The Malik Report
by George Malik on 05/15/14 at 02:08 PM ET
If you read the surprisingly rambly overnight report (I didn't mean to bury Gregg Krupa's fantastic Mantha profile at the end, but the narrative unfolded that way), the London Knights may not have won the OHL championship (Tyler Bertuzzi's Guelph Storm did), and they may not have played for three weeks, but the Mastercard Memorial Cup's hosts certainly seem to believe that an exhausted Val-d'Or Foreurs team and Mr. Mantha will be easy pickings in Friday night's tournament-opener (on Sportsnet at 7 PM; Sportsnet's already geo-blocking their videos, so that's swell).

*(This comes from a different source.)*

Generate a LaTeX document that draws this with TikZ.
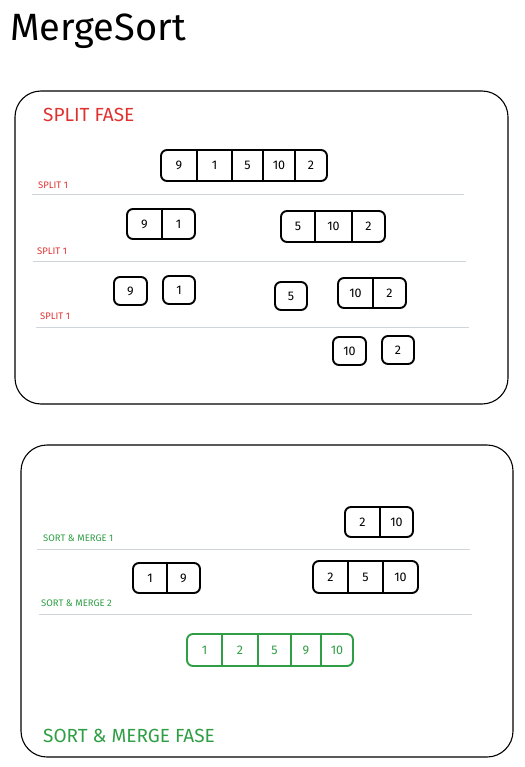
\documentclass[tikz,border=0pt]{standalone}
\usepackage{fontspec}
\setmainfont{Fira Sans}
\usepackage{xcolor}
\usepackage{tikz}
\definecolor{splitred}{HTML}{E03131}
\definecolor{mergegreen}{HTML}{2F9E44}
\definecolor{rulegray}{HTML}{D0D5DB}

\begin{document}
\begin{tikzpicture}[x=1pt, y=-1pt,
    fase/.style={draw, line width=1.1pt, rounded corners=26pt},
    arr/.style={draw, line width=1.9pt, rounded corners=6pt},
    sep/.style={line width=1.5pt},
    num/.style={inner sep=0pt, font=\fontsize{12.5}{12.5}\selectfont},
    rowline/.style={rulegray, line width=1pt},
    tag/.style={inner sep=0pt, anchor=west, font=\fontsize{9.5}{10}\selectfont}]
            \useasboundingbox (0,0) rectangle (524,767);
            \node[anchor=west, inner sep=0pt, font=\fontsize{38}{38}\selectfont] (title) at (10,31) {MergeSort};

            % split fase
            \draw[fase] (15,91) rectangle (508,404);
            \node[anchor=west, inner sep=0pt, splitred, font=\fontsize{19}{19}\selectfont] (splittitle) at (43,115) {SPLIT FASE};

            \draw[arr] (161,150) rectangle (327,181);
            \foreach \x in {197,232,263,295}{
                \draw[sep] (\x,150) -- (\x,181);
            }
            \foreach \x/\v [count=\i] in {179/9, 214.5/1, 247.5/5, 279/10, 311/2}{
                \node[num] (sa\i) at (\x,165.5) {\v};
            }
            \node[tag, splitred] (split1) at (38,185) {SPLIT 1};
            \draw[rowline] (32,195) -- (464,195);

            \draw[arr] (127,209) rectangle (195,239);
            \draw[sep] (162,209) -- (162,239);
            \node[num] (sb1) at (144.5,224) {9};
            \node[num] (sb2) at (178.5,224) {1};
            \draw[arr] (281,211) rectangle (385,242);
            \foreach \x in {315,352}{
                \draw[sep] (\x,211) -- (\x,242);
            }
            \foreach \x/\v [count=\i] in {298/5, 333.5/10, 368.5/2}{
                \node[num] (sc\i) at (\x,226.5) {\v};
            }
            \node[tag, splitred] (split2) at (37,251) {SPLIT 1};
            \draw[rowline] (33,261) -- (466,261);

            \draw[arr] (114,277) rectangle (147,305);
            \node[num] (sd1) at (130.5,291) {9};
            \draw[arr] (163,276) rectangle (195,304);
            \node[num] (sd2) at (179,290) {1};
            \draw[arr] (275,282) rectangle (307,310);
            \node[num] (sd3) at (291,296) {5};
            \draw[arr] (338,278) rectangle (406,308);
            \draw[sep] (373,278) -- (373,308);
            \node[num] (sd4) at (355.5,293) {10};
            \node[num] (sd5) at (389.5,293) {2};
            \node[tag, splitred] (split3) at (40,316) {SPLIT 1};
            \draw[rowline] (36,327) -- (469,327);

            \draw[arr] (333,337) rectangle (366,365);
            \node[num] (se1) at (349.5,351) {10};
            \draw[arr] (382,336) rectangle (414,364);
            \node[num] (se2) at (398,350) {2};

            % sort & merge fase
            \draw[fase] (21,445) rectangle (513,757);

            \draw[arr] (345,507) rectangle (413,537);
            \draw[sep] (380,507) -- (380,537);
            \node[num] (ma1) at (362.5,522) {2};
            \node[num] (ma2) at (396.5,522) {10};
            \node[tag, mergegreen] (merge1) at (43,538) {SORT \& MERGE 1};
            \draw[rowline] (37,549) -- (470,549);

            \draw[arr] (133,563) rectangle (200,593);
            \draw[sep] (167,563) -- (167,593);
            \node[num] (mb1) at (150,578) {1};
            \node[num] (mb2) at (183.5,578) {9};
            \draw[arr] (313,561) rectangle (418,593);
            \foreach \x in {348,383}{
                \draw[sep] (\x,561) -- (\x,593);
            }
            \foreach \x/\v [count=\i] in {330.5/2, 365.5/5, 400.5/10}{
                \node[num] (mc\i) at (\x,577) {\v};
            }
            \node[tag, mergegreen] (merge2) at (41,603) {SORT \& MERGE 2};
            \draw[rowline] (39,614) -- (472,614);

            \draw[arr, mergegreen] (187,634) rectangle (353,666);
            \foreach \x in {222,258,291,321}{
                \draw[sep, mergegreen] (\x,634) -- (\x,666);
            }
            \foreach \x/\v [count=\i] in {204.5/1, 240/2, 274.5/5, 306/9, 337/10}{
                \node[num, mergegreen] (md\i) at (\x,650) {\v};
            }

            \node[anchor=west, inner sep=0pt, mergegreen, font=\fontsize{19}{19}\selectfont] (mergetitle) at (43,736) {SORT \& MERGE FASE};
        \end{tikzpicture}
\end{document}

There's no doubt that Mantha and Val-d'Or--and Bertuzzi and Guelph--will be playing the best of Junior Hockey's best in each other and the Edmonton Oil Kings, as well as those stacked Knights. That means Mantha, Bertuzzi et. al. will have to battle through some incredibly heavy checking, but some of this bluster is...
Bluster, and the whole, "Mantha is a one-dimensional player, we can check him into submission" line's been the line about him since the get-go.
With the Griffins most likely taking the day off to recharge after back-to-back games (and wins) against the Texas Stars, and Justin Abdelkader and Danny DeKeyser's Team USA having laid quite the egg at the World Championships (Gustav Nyquist and Sweden battle France at 1:45 PM), today's focus is on the pre-Memorial Cup machinations...
There are some legitimate questions about Mantha's Foreurs, as Sportsnet's Patrick King suggests...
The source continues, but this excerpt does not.